Début avril, SudEducation37 organise une réunion pour évoquer les faits et expliquer aux collègues ou aux familles le désirant ce qui s’est produit et quels dangers représentent des organisations comme les JRE. Le Snuipp 37 ne s’associe pas à cette démarche... démarche pourtant nécessaire permettant, notamment, d’apaiser le climat scolaire.

Concernant le SNALC, ou FO, nous n’avons pas souvenir d’actions ou réactions particulières, ce qui aurait tendance à nous faire penser qu’ils ont été les grands absents de cette histoire...

Quel regard portez-vous sur l’activité des JRE et de la FAPEC [1]et les objectifs idéologiques qu’ils semblent poursuivre ?

Cette association, qui prétend lutter contre l’enseignement de la théorie du genre à l’école, nourrit une certaine haine de l’école publique et de ses enseignants. Elle prône notamment la déscolarisation. Sans aucun scrupule, elle mène ses actions en manipulant des personnes socialement fragiles.

Dans le cas de l’affaire de l’école Blotterie, Mme Hassan évoque deux enfants, dont un particulièrement traumatisé par les faits. Il s’agit d’un petit garçon, d’origine tchétchène. La famille ne maîtrise pas le français, et ce sont des interprètes des JRE qui s’occupent d’expliquer à la famille ce qui s’est produit. Ils utilisent des familles ayant une faible connaissance du fonctionnement des écoles françaises (arrivés depuis peu en France, leur petit garçon était, rappelons-le en petite section, sa toute première année dans le système scolaire). Dans ce cas de figure, on imagine assez aisément les stratagèmes mis en place pour inventer de toutes pièces des actes n’ayant pas eu lieu.

La réelle intention des JRE est de viser, par l’intermédiaire d’une propagande de choc, l’égalité des sexes, la liberté de conscience, la laïcité et l’État de droit. Ce type de groupuscule regroupe des extrémistes de tout bord, et surfe sur les grands thèmes à la mode, les grandes angoisses populaires.
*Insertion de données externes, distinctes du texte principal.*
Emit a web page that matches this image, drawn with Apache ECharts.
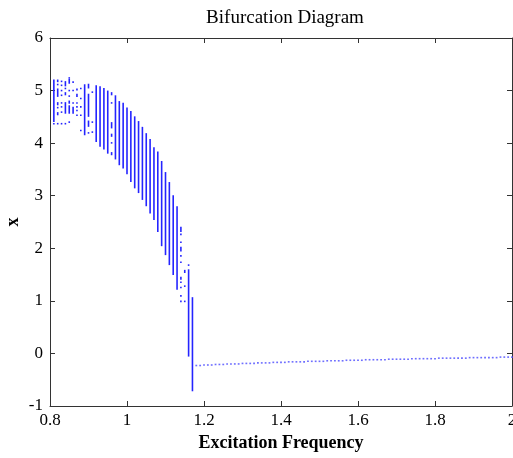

Cela rappelle les techniques du FN face aux migrants « dangereux », ou celle des catholiques de l’Opus Dei face à l’avortement, entre autres exemples... Ce type de manipulation est assez fréquent dans le modus operandi de ce genre d’activisme, car cela s’avère payant médiatiquement...

Les enseignant-es sont-ils fréquemment visés par ce type d’attaques ?

C’est une des affaires les plus médiatisées de ce genre. Parce qu’elle se déroulait au moment des élections municipales, dans un contexte assez haineux, dans une école dite de quartier sensible, avec des enfants mis en cause très jeunes, et en usant du relais de la vidéo et des réseaux sociaux.

Pour nous, cette histoire est assez symptomatique des attaques régulières dont fait l’objet l’école publique. Les enseignants sont montrés du doigt, responsables des maux de la société de consommation, laxistes et souvent gauchistes... Avouons-le, la collègue visée ne l’a peut-être pas été au hasard. Elle est syndiquée et active, elle a des idées de gauche... Doit-on ajouter que c’est une femme ?

Le procès pour diffamation nous semble être une étape importante. Il s’agit de montrer qu’on ne peut jouer avec l’humain et la vérité, on ne peut mentir honteusement sans que cela ne soit sanctionné. Dans cette histoire, les victimes sont nombreuses. Il s’agit de familles qui ont dû changer leur enfant d’école, d’une collègue qui a dû quitter son établissement d’exercice et déménager... Pour éviter que les menaces écrites sur Internet ne deviennent une réalité.

Depuis mars 2014, aucune affaire de ce type n’a été recensée dans notre département... La vigilance demeure une priorité, pour que cela ne se reproduise pas... Pour que les enseignants puissent travailler dans un climat serein, et avec la confiance des familles.

Notes

[1Fédération Autonome de Parents Engagés et Courageux, émanation des JRE.